● MATERIAL:
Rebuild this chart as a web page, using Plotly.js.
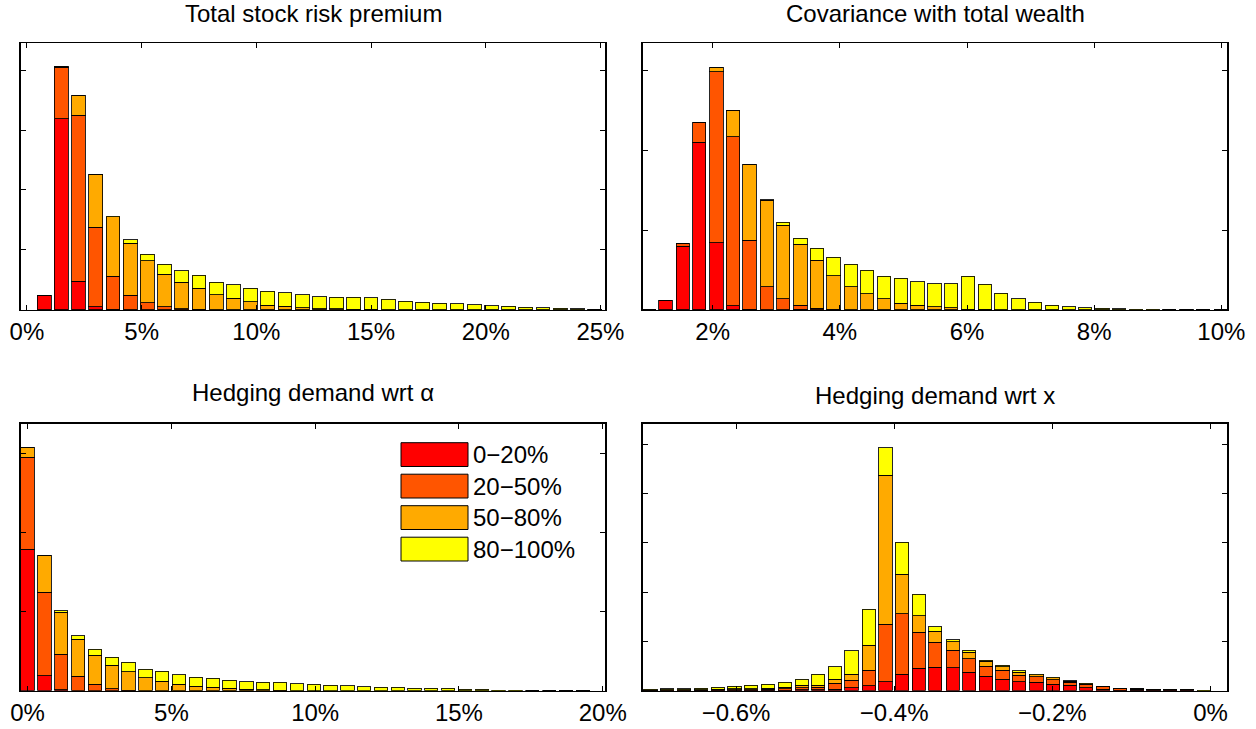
<!DOCTYPE html>
<html>
<head>
<meta charset="utf-8">
<script src="https://cdn.plot.ly/plotly-3.0.1.min.js"></script>
<style>
  body { margin: 0; background: #fff; }
  #chart { width: 1256px; height: 729px; }
</style>
</head>
<body>
<div id="chart"></div>
<script>
const group_names = ["0\u221220%", "20\u221250%", "50\u221280%", "80\u2212100%"]
const group_colors = ["#ff0000", "#ff5500", "#ffaa00", "#ffff00"]

// Total stock risk premium (%)
const tl_bins = [0.75,1.5,2.25,3,3.75,4.5,5.25,6,6.75,7.5,8.25,9,9.75,10.5,11.25,12,12.75,13.5,14.25,15,15.75,16.5,17.25,18,18.75,19.5,20.25,21,21.75,22.5,23.25,24,24.75]
const tl_red    = [0.24,3.19,0.48,0.05,0.01,0,0,0,0,0,0,0,0,0,0,0,0,0,0,0,0,0,0,0,0,0,0,0,0,0,0,0,0]
const tl_orange = [0,0.86,2.77,1.33,0.55,0.245,0.12,0.055,0.02,0.01,0,0,0,0,0,0,0,0,0,0,0,0,0,0,0,0,0,0,0,0,0,0,0]
const tl_light  = [0,0.01,0.32,0.88,0.99,0.865,0.70,0.54,0.44,0.35,0.25,0.195,0.14,0.08,0.06,0.04,0.02,0.02,0.01,0.01,0,0,0,0,0,0,0,0,0,0,0,0,0]
const tl_yellow = [0,0,0,0,0.01,0.06,0.11,0.165,0.19,0.22,0.21,0.225,0.22,0.23,0.23,0.215,0.2,0.19,0.2,0.19,0.18,0.145,0.13,0.11,0.105,0.083,0.072,0.06,0.045,0.04,0.028,0.017,0.006]

// Covariance with total wealth (%)
const tr_bins = [1.00,1.26,1.53,1.79,2.06,2.32,2.58,2.85,3.11,3.38,3.64,3.90,4.17,4.43,4.70,4.96,5.22,5.49,5.75,6.02,6.28,6.54,6.81,7.07,7.34,7.60,7.86,8.13,8.39,8.66,8.92,9.18,9.45,9.71,9.98]
const tr_red    = [0.01,0.117,0.8,2.1,0.84,0.05,0.01,0,0,0.01,0,0,0,0,0,0,0,0,0,0,0,0,0,0,0,0,0,0,0,0,0,0,0,0,0]
const tr_orange = [0,0,0.03,0.24,2.14,2.12,0.865,0.29,0.14,0.05,0.02,0.01,0,0,0,0,0,0,0,0,0,0,0,0,0,0,0,0,0,0,0,0,0,0,0]
const tr_light  = [0,0,0,0,0.05,0.33,0.95,1.08,0.92,0.76,0.60,0.42,0.29,0.2,0.14,0.085,0.06,0.04,0.03,0.01,0.01,0.005,0,0,0,0,0,0,0,0,0,0,0,0,0]
const tr_yellow = [0,0,0,0,0,0,0,0.01,0.04,0.08,0.15,0.23,0.28,0.3,0.285,0.315,0.29,0.285,0.295,0.415,0.31,0.205,0.14,0.096,0.058,0.042,0.03,0.02,0.015,0.01,0.007,0.005,0.004,0.003,0]

// Hedging demand wrt alpha (%)
const bl_bins = [0,0.59,1.17,1.76,2.34,2.93,3.51,4.10,4.68,5.27,5.85,6.44,7.02,7.61,8.19,8.78,9.36,9.95,10.53,11.12,11.70,12.29,12.87,13.46,14.04,14.63,15.21,15.80,16.38,16.97,17.55,18.14,18.72,19.31]
const bl_red    = [141.4,15,1,0,0,0,0,0,0,0,0,0,0,0,0,0,0,0,0,0,0,0,0,0,0,0,0,0,0,0,0,0,0,0]
const bl_orange = [92,83.4,35.4,14.7,6.4,2,0.5,0,0,0,0,0,0,0,0,0,0,0,0,0,0,0,0,0,0,0,0,0,0,0,0,0,0,0]
const bl_light  = [9.6,36.6,42,36.7,29,23.7,18.4,13,9.7,6.4,4.4,3.4,2.5,1.5,0.8,0.5,0.2,0.2,0.1,0,0,0,0,0,0,0,0,0,0,0,0,0,0,0]
const bl_yellow = [0,0,1.6,3.6,6,7.7,9.6,8.7,10,9.6,9.3,9,8.2,7.5,7.9,7.9,6.8,6.2,5.6,5,4,3.7,3.4,2.7,2.4,2.4,1.7,1.4,0.5,0.3,0.2,0.2,0.1,0]

// Hedging demand wrt x (%)
const br_bins = [-0.708,-0.687,-0.666,-0.644,-0.623,-0.602,-0.581,-0.560,-0.538,-0.517,-0.496,-0.475,-0.454,-0.432,-0.411,-0.390,-0.369,-0.348,-0.326,-0.305,-0.284,-0.263,-0.242,-0.220,-0.199,-0.178,-0.157,-0.136,-0.114,-0.093,-0.072,-0.051,-0.030,-0.008]
const br_red    = [0.2,0.2,0.2,0.3,0.3,0.4,0.4,0.5,0.6,1,1,1.4,3,5,9,16.4,22.4,23.7,23,18.4,14.4,11.4,9,8.4,6.7,5.7,3,1.5,0.7,0.5,0.3,0.3,0.3,0]
const br_orange = [0.2,0.3,0.3,0.4,0.5,0.7,0.8,1,1.4,2,2.5,6,7.7,15.7,57.4,60.6,36.3,25,17.7,13.6,10,9.3,6.7,5.6,4.3,3,3.4,2.5,1.5,1,0.7,0.7,0.7,0]
const br_light  = [0.3,0.4,0.4,0.5,0.6,0.8,0.9,1.1,1.7,2.4,2,4,6,24.7,149,39.4,16.3,10.7,8.3,6.4,5,3.3,2.7,2,2,1,0.8,0.6,0.4,0.4,0.3,0.3,0.3,0.2]
const br_yellow = [0.7,1.1,1.1,1.5,2,2.8,3.3,3.8,5,6,10.9,12.6,23.3,36,27.6,32,21.7,4.6,2,2,1.3,1.7,1.6,0.7,0.4,0.3,0.2,0.1,0.1,0.1,0.1,0.1,0.1,0.5]

const panels = [
    { xa: "x",  ya: "y",  bins: tl_bins, series: [tl_red, tl_orange, tl_light, tl_yellow] },
    { xa: "x2", ya: "y2", bins: tr_bins, series: [tr_red, tr_orange, tr_light, tr_yellow] },
    { xa: "x3", ya: "y3", bins: bl_bins, series: [bl_red, bl_orange, bl_light, bl_yellow] },
    { xa: "x4", ya: "y4", bins: br_bins, series: [br_red, br_orange, br_light, br_yellow] },
]

let data = []
for (const p of panels) {
    p.series.forEach((vals, i) => {
        data.push({
            type: "bar", x: p.bins, y: vals, xaxis: p.xa, yaxis: p.ya,
            name: group_names[i], showlegend: false,
            marker: { color: group_colors[i], line: { color: "rgba(0,0,0,0.85)", width: 1 } },
            hoverinfo: "skip"
        })
    })
}

const tfont = { family: "Liberation Sans, Arial, sans-serif", size: 24, color: "#000" }

function xaxis_for(domain, range, tickvals, ticktext, anchor)
{
    return {
        domain: domain, range: range, anchor: anchor,
        tickmode: "array", tickvals: tickvals, ticktext: ticktext,
        ticks: "inside", ticklen: 5, tickcolor: "#000", mirror: "ticks",
        showline: true, linecolor: "#000", linewidth: 1.5,
        showgrid: false, zeroline: false, tickfont: tfont
    }
}

function yaxis_for(domain, range, tickvals, anchor)
{
    return {
        domain: domain, range: range, anchor: anchor,
        tickmode: "array", tickvals: tickvals, showticklabels: false,
        ticks: "inside", ticklen: 5, tickcolor: "#000", mirror: "ticks",
        showline: true, linecolor: "#000", linewidth: 1.5,
        showgrid: false, zeroline: false
    }
}

const x_left = [0.0167, 0.4817]
const x_right = [0.5117, 0.977]
const y_top = [0.5748, 0.941]
const y_bot = [0.0525, 0.4184]

const layout = {
    width: 1256, height: 729,
    margin: { l: 0, r: 0, t: 0, b: 0 },
    paper_bgcolor: "#fff", plot_bgcolor: "#fff",
    barmode: "stack", bargap: 0.2,
    font: tfont,
    xaxis: xaxis_for(x_left, [-0.26, 25.2], [0,5,10,15,20,25], ["0%","5%","10%","15%","20%","25%"], "y"),
    yaxis: yaxis_for(y_top, [0, 4.45], [1,2,3,4], "x"),
    xaxis2: xaxis_for(x_right, [0.9, 10.09], [2,4,6,8,10], ["2%","4%","6%","8%","10%"], "y2"),
    yaxis2: yaxis_for(y_top, [0, 3.34], [1,2,3], "x2"),
    xaxis3: xaxis_for(x_left, [-0.23, 20.08], [0,5,10,15,20], ["0%","5%","10%","15%","20%"], "y3"),
    yaxis3: yaxis_for(y_bot, [0, 266.7], [79,158,237], "x3"),
    xaxis4: xaxis_for(x_right, [-0.718, 0.021], [-0.6,-0.4,-0.2,0], ["\u22120.6%","\u22120.4%","\u22120.2%","0%"], "y4"),
    yaxis4: yaxis_for(y_bot, [0, 266.7], [49.3,98.6,147.9,197.2,246.5], "x4"),
    annotations: [
        { text: "Total stock risk premium", x: 313 / 1256, y: 1 - 14 / 729 },
        { text: "Covariance with total wealth", x: 935 / 1256, y: 1 - 14 / 729 },
        { text: "Hedging demand wrt \u03b1", x: 313 / 1256, y: 1 - 392 / 729 },
        { text: "Hedging demand wrt x", x: 935 / 1256, y: 1 - 395 / 729 },
    ].map(a => Object.assign(a, { xref: "paper", yref: "paper", showarrow: false, font: tfont, xanchor: "center", yanchor: "middle" })),
    shapes: []
}

// legend drawn in the lower-left panel
group_names.forEach((name, i) => {
    const top = 1 - (442.7 + i * 31.5) / 729
    const bot = 1 - (466.5 + i * 31.5) / 729
    layout.shapes.push({
        type: "rect", xref: "paper", yref: "paper",
        x0: 401 / 1256, x1: 468 / 1256, y0: bot, y1: top,
        fillcolor: group_colors[i], line: { color: "#000", width: 1 }
    })
    layout.annotations.push({
        text: name, xref: "paper", yref: "paper", x: 471 / 1256, y: (top + bot) / 2,
        xanchor: "left", yanchor: "middle", showarrow: false, font: tfont
    })
})

Plotly.newPlot("chart", data, layout, { displayModeBar: false, staticPlot: true })
</script>
</body>
</html>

● PROBLEM DETAILS: Identify the lines of the data that contain the word "chart". Copy each of them.

● EXERCISE OUTPUT:
Rebuild this chart as a web page, using Plotly.js.
  #chart { width: 1256px; height: 729px; }
<div id="chart"></div>
Plotly.newPlot("chart", data, layout, { displayModeBar: false, staticPlot: true })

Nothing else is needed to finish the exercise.